At the end of the presentations it was great to talk face to face to a lot of the MP's, business leaders and other guests about the issues facing wildlife, and meet up with friends I hadn't seen for a while.  I collected lots of business cards and will be following up on quite a few promises made.

So overall a fantastic event. A massive thank you to the RSPB for the opportunity and I hope that when decisions are being made in Westminster there might be one or two people who move nature much further up the line.

For a bit more about the day, you can read Martin Harper's thoughts here and Mark Avery's thoughts here.


  1. HI Finlay Well done. What a wonderful opportunity for you and to let the business people and MP's know just how far Nature is down on the list of priorities at present so hopefull a lot of them will pay attention now.

  2. Great job again Fin, let's hope your words hit home with the people of influence and as you say start putting the natural world first. Brilliant, keep it up.

  3. Once again Findlay you show that you are a true and great voice for nature.
    Exceptional work.

  4. Fantastic stuff Findlay... and well done for all your efforts I hope they listen.

  5. I'm glad someone remembered Big Ben had a clock on it (Heather lol). A great opportunity you had Findlay and by the sound of it you grabbed it with both hands. Let's hope some of these businesses do start to put nature and the environment at the top of the "to do" list.

  6. Great stuff Findlay. I think there will be an opportunity soon for you to become Leader of the Opposition! You are a credit to your generation.

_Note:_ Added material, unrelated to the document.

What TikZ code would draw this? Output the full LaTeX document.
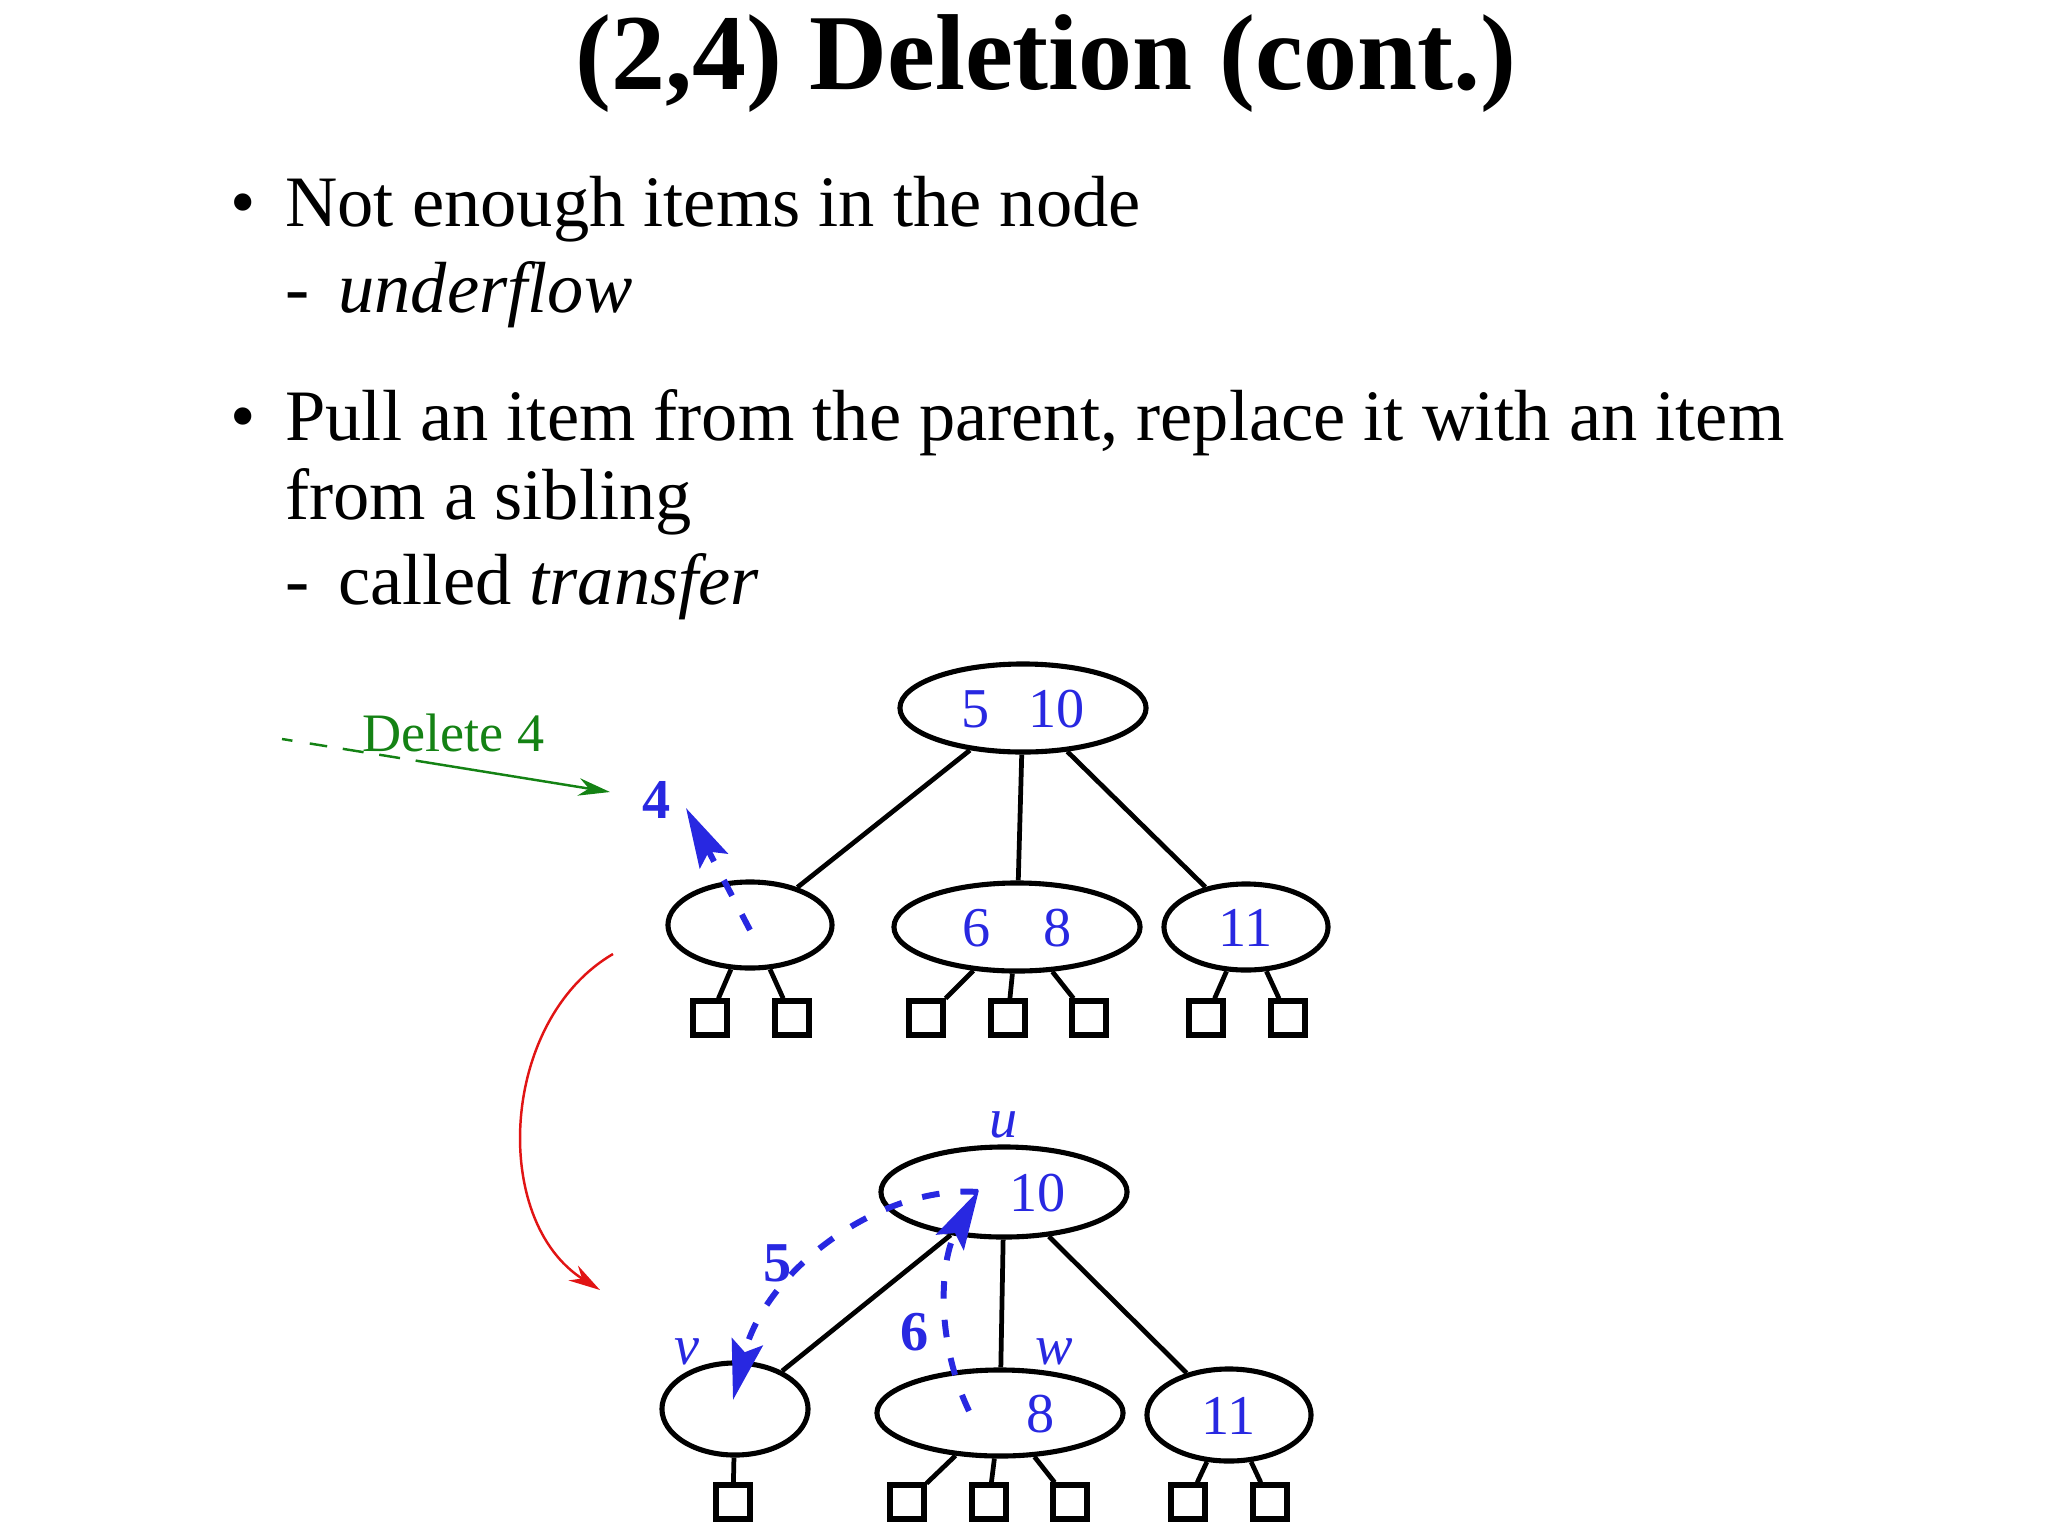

  7. You have done so much for one so young, good for you


  8. What an opportunity! Hope you persuaded some of the MP that all we really have is nature - and the rest will all fall down without it!

    Cheers - Stewart M - Melbourne

  9. That's cool. Good job. You were so brave to speak up about nature and its vital importance. If I had to wait till the end I would have rattled apart into a million nervous pieces.